状態量
カテゴリー:熱力学
熱力学を勉強していく過程で「状態量」という言葉が多く出ている。 この状態量とは一体どのようなものなのであろうか?
教科書の多くでは
熱力学において、電場や磁場がない場合、系の状態だけで一意的に決まり、 過去の履歴や経路には依存しない物理量のことである。
と書かれていることが多い。 この表現だけでは難しいので、ここではもっと簡単に説明する。
まず、状態量として良く挙げられるが以下の物理量である。
温度
圧力
密度
エントロピー
この他に内部エネルギーも状態量である。 上記の物理量の特徴として、系がある状態からある状態に変化したときに、過去の履歴を引き継がないということである。
温度が300 Kと言われればそれ以外の状態を示すことはないし、過去の履歴を知ることはない。 圧力、密度も同じである。

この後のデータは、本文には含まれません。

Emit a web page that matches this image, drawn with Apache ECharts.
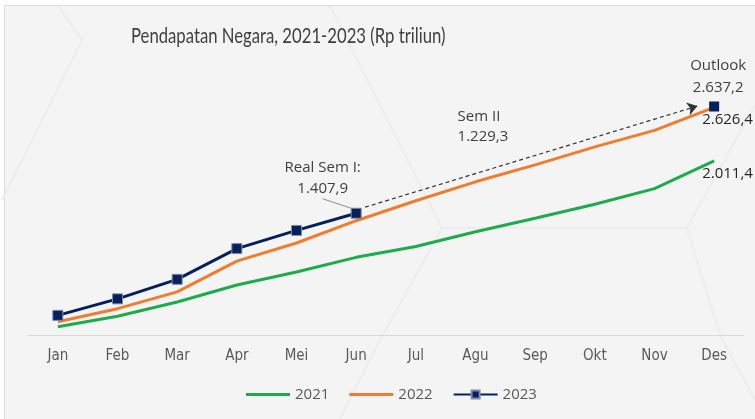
<!DOCTYPE html>
<html>
<head>
<meta charset="utf-8">
<script src="https://cdn.jsdelivr.net/npm/echarts@6/dist/echarts.min.js"></script>
<style>
html,body{margin:0;padding:0;background:#ffffff;}
#main{width:755px;height:419px;}
</style>
</head>
<body>
<div id="main"></div>
<script>
var months=['Jan','Feb','Mar','Apr','Mei','Jun','Jul','Agu','Sep','Okt','Nov','Des'];
var data2021=[101,222,386,582,731,900,1025,1195,1350,1511,1692,2011.4];
var data2022=[158,309,503,857,1065,1322,1552,1770,1965,2172,2362,2626.4];
var data2023=[232,422,647,1001,1210,1407.9,null,null,null,null,null,null];
var outlook=[null,null,null,null,null,null,null,null,null,null,null,2637.2];
var semI=1407.9, semII=1229.3, outlookVal=2637.2;
var titleText='Pendapatan Negara, 2021-2023 (Rp triliun)';

function fmt(v){
	// 2637.2 -> 2.637,2
	var s=v.toFixed(1).split('.');
	return s[0].replace(/\B(?=(\d{3})+(?!\d))/g,'.')+','+s[1];
}

var txt='#595959';
var font='"Open Sans", "Noto Sans", sans-serif';
var narrow='"Liberation Sans Narrow", "DejaVu Sans Condensed", sans-serif';
var hex={stroke:'#ededed',lineWidth:2.5,fill:null};
var lineIcon='path://M0,0 L44,0 L44,3 L0,3 Z';

var myChart=echarts.init(document.getElementById('main'));
var option={
	backgroundColor:'#ffffff',
	animation:false,
	graphic:[
		{type:'rect',z:-10,shape:{x:4.5,y:5.5,width:760,height:420},
			style:{fill:'#f4f4f4',stroke:'#dcdcdc',lineWidth:1}},
		{type:'polyline',z:-9,shape:{points:[[58,6],[82,40],[2,200]]},style:hex},
		{type:'polyline',z:-9,shape:{points:[[330,6],[442,228],[380,340],[340,419]]},style:hex},
		{type:'polyline',z:-9,shape:{points:[[442,228],[687,228]]},style:hex},
		{type:'polyline',z:-9,shape:{points:[[755,105],[687,228],[720,335],[755,400]]},style:hex},
		// title: Calibri-like narrow look
		{type:'text',x:131,y:26,scaleX:0.795,z:10,
			style:{text:titleText,fill:'#404040',fontSize:21,fontFamily:'Lato, "Open Sans", sans-serif',
				textVerticalAlign:'top'}}
	],
	legend:{
		bottom:12,left:241,
		itemWidth:44,itemHeight:10,itemGap:20,
		data:[{name:'2021',icon:lineIcon},{name:'2022',icon:lineIcon},'2023'],
		textStyle:{color:txt,fontSize:15,fontFamily:font}
	},
	grid:{left:28,right:11,top:75,bottom:83.5},
	xAxis:[{
		type:'category',
		data:months,
		axisLine:{lineStyle:{color:'#d9d9d9',width:1}},
		axisTick:{show:false},
		axisLabel:{color:txt,fontSize:15,fontFamily:narrow,margin:13}
	},{
		type:'value',show:false,min:-0.5,max:11.5
	}],
	yAxis:{
		type:'value',min:0,max:3000,show:false,
		splitLine:{show:false}
	},
	series:[{
		name:'2021',type:'line',data:data2021,
		symbol:'none',
		lineStyle:{color:'#1eab4b',width:3},
		itemStyle:{color:'#1eab4b'},
		endLabel:{show:true,formatter:function(p){return fmt(p.value);},
			color:'#262626',fontSize:15,fontFamily:font,offset:[-12,13],distance:0}
	},{
		name:'2022',type:'line',data:data2022,
		symbol:'none',
		lineStyle:{color:'#ef7d2f',width:3},
		itemStyle:{color:'#ef7d2f'},
		endLabel:{show:true,formatter:function(p){return fmt(p.value);},
			color:'#262626',fontSize:15,fontFamily:font,offset:[-12,12],distance:0}
	},{
		name:'2023',type:'line',
		symbol:'rect',symbolSize:10,
		lineStyle:{color:'#06205c',width:3},
		itemStyle:{color:'#06205c',borderColor:'#7f8aa8',borderWidth:1},
		labelLine:{show:true,lineStyle:{color:'#8c8c8c',width:1}},
		labelLayout:function(p){
			if(p.dataIndex!==5) return;
			return {x:p.rect.x-28,y:p.rect.y-30,align:'center',verticalAlign:'middle'};
		},
		label:{show:false},
		data:data2023.map(function(v,i){
			if(i!==5) return v;
			return {value:v,label:{show:true,position:'top',
				formatter:'Real Sem I:\n'+fmt(semI),
				color:'#404040',fontSize:15,lineHeight:21,fontFamily:font,align:'center'}};
		})
	},{
		name:'Outlook',type:'line',data:outlook,
		symbol:'rect',symbolSize:10,
		itemStyle:{color:'#06205c'},
		lineStyle:{width:0},
		label:{show:true,position:'top',distance:3,offset:[4,0],
			formatter:'Outlook\n'+fmt(outlookVal),
			color:'#404040',fontSize:15,lineHeight:22,fontFamily:font,align:'center'}
	},{
		name:'arrow',type:'line',xAxisIndex:1,data:[],
		symbol:'none',silent:true,
		markLine:{
			silent:true,symbol:['none','arrow'],symbolSize:10,
			label:{show:false},
			lineStyle:{color:'#333333',type:[4,3],width:1.2},
			data:[[{coord:[5.15,semI+70]},{coord:[10.72,outlookVal+5]}]]
		},
		markPoint:{
			symbol:'circle',symbolSize:0,silent:true,
			label:{show:true,position:'right',distance:0,formatter:'Sem II\n'+fmt(semII),
				color:'#404040',fontSize:15,lineHeight:20,fontFamily:font,align:'left'},
			data:[{coord:[6.7,2405]}]
		}
	}]
};
myChart.setOption(option);
</script>
</body>
</html>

つまり、系の状態によって一義的に決めることができる物理量なのである。 逆に、状態量によって系の状態を決めることができる。 これによって、状態量を使った方程式
\begin{eqnarray} pV = n RT \end{eqnarray}
は状態方程式と呼ばれる。
一方で仕事や熱量は状態量ではない。 温度は300 Kと言われればそれ以外を想像することはないが、100 Jの仕事をしたと言われても、一気に力を与えたのか一旦、 力をもらってからそれを超える力を与えたのか不明である。 つまり、仕事や熱量は経路に依存するため状態量ではない。